Letters of Art Nouveau
Around the year 1900, Art Nouveau is not just for the wealthy. The flamboyant style also makes its presence felt on the streets. In the exhibition Letters of Art Nouveau, the Allard Pierson shows which new letter shapes dominate public space and commercial printing, whether in the form of folders or shop signage.
Graphic experiments seem limitless, resulting in extravagantly ornate letters. The most famous influence comes from Japanese calligraphy, as revealed by the pointed paintbrush style. The new letter shapes spread rapidly, in part owing to international catalogues of types made for painters and lithographers. Such works contain complete alphabets to be copied, as well as practical applications that a craftsman could easily adapt. Some of these usually loose-leaf publications are printed in up to twelve colours and are now considered among the highlights of 19th-century chromolithography.

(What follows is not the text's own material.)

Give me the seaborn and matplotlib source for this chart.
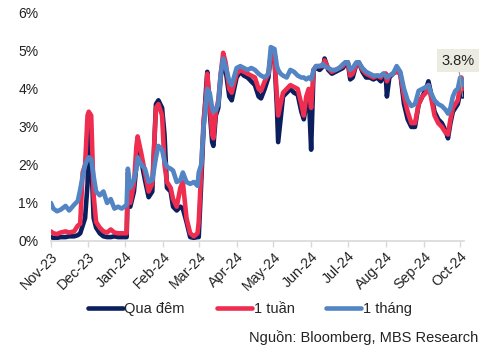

Type specimens and catalogues of types
Printers work with lead type blocks and wooden capitals and have to keep up with design innovation in order to compete with lithographers. That is why Art Nouveau artists like Otto Eckmann, Eugène Grasset and George Auriol are commissioned to create contemporary type designs. They are often presented to printers in luxury catalogues of types. The exhibition presents a generous selection of these mostly French, German and Dutch type specimens and catalogues. As is fairly common with commercial printed matter, material of this kind is now rare.
In the 1960s, young graphic designers rediscover the striking letter shapes of Art Nouveau, initially in the San Francisco Bay Area. Just like the Art Nouveau artists in their time, the hippies long for a return to nature, and by redeploying what are often almost illegible letters, they could distance themselves from the establishment and from sleek ‘corporate design’. Examples of hippie design are on show in the exhibition, among them the Dutch youth magazine ‘Hitweek’. Most of the material comes from the museum’s collections.